К числу мировых принадлежат сюжеты на тему инцеста брата-сестры (состоявшегося либо предотвращенного). Систематизация их позволяет представить картину историко-типологической эволюции и структурно-типологической взаимозависимости. Исходными можно считать известные в мифологии и в архаических эпосах разных народов сказания о брате и сестре — первых людях или богах, родоначальниках рода, племени и т. д. [114, с. 61; 116, с. 59-60]. Это, вероятно, единственная в мировом фольклоре ситуация, исходящая из признания «инцеста родоначальников» «нормальным и неизбежным», относимым к «эпохе первотворения до установления строгого космического порядка» [116, с. 59]. В подавляющем же числе сюжетов фольклорные ситуации инцеста брата-сестры предстают как нарушения нормы, нечаянные, злонамеренные (как правило, возникающие по инициативе брата) либо предуказанные. Попытки ученых возвести инцестуальную тему к якобы существовавшим некогда реальным отношениям в обществе (типа промискуитета) ныне оставлены [250] (ср. [164]). Среди различных истолкований ее происхождения наиболее убедительной представляется точка зрения Е. М. Мелетинского. «Запрет инцеста есть другая сторона возникновения дуальной экзогамии и родового общества как простейшего вида социума». Нарушение экзогамии и брачных табу рассматривается как «выражение социального хаоса» [116, с. 59]. При таком подходе напрашивается вывод, что сама сюжетная тема с ее многочисленными вариациями (но не идея запрета или осуждения) «изобретена» фольклором, а не привнесена в него из эмпирики жизни. Наличие жесткой нормы предполагает возможность (даже неизбежность) ее нарушения, намеренного или случайного, а следовательно, выработку способов ее зашиты, форм наказания нарушителей, возможного прогнозирования последствий. Фольклор — это именно та идеологическая, культурная сфера, которая призвана активно заниматься подобной проблематикой. Фольклор весь пронизан идеями поддержания/нарушения традиционных норм, законов, правил поведения, представлений о мире и жизни. Герои фольклора постоянно вовлекаются в коллизии, где они стоят перед выбором покорности или борьбы, отступления или преодоления, приятия или нарушения и т. д.

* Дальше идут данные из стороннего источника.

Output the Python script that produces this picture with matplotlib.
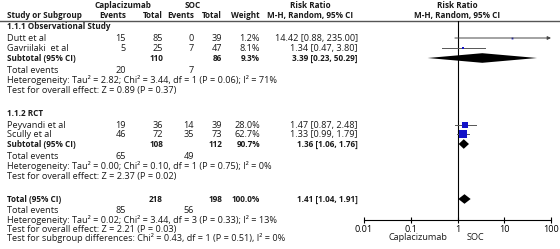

Связь сюжетов об инцесте с экзогамными отношениями подробно рассмотрена Б. Малиновским на фактах жизни конкретного этноса и материалах фольклора, и поскольку его наблюдения не попали в поле зрения исследователей темы, остановимся на них подробнее. В данном случае мы имеем дело с редкой ситуацией: тема инцеста актуальна в тробриандском быту не только в фольклорно-идеологическом, но и в житейском плане. Факт этот стоит иметь в виду — при всем том, что тезис об «изобретении» сюжетов остается справедливым. По словам Малиновского, у тробриандцев миф об инцесте «глубоко согласуется с их социальной организацией, главным образом с сильным табу на отношения брата и сестры». Инцест «для туземцев почти немыслимая вещь, происшествие, которого они не хотят даже признавать». «Миф содержит моральный урок: смерть двух инцестированных любовников — это прецедент и образец». Однако моральный урок не объясняет функционирования мифа. Равным образом он и не упражнение в фантазии: нечто подобное рассматривалось бы туземцами как отталкивающее и недопустимое явление [308, р. XLI-XLII]. Малиновский обнаруживает не лежащие на поверхности связи мифа с потребностями коллектива и личности. По его наблюдениям, нарушение экзогамных норм вызывает всеобщий гнев.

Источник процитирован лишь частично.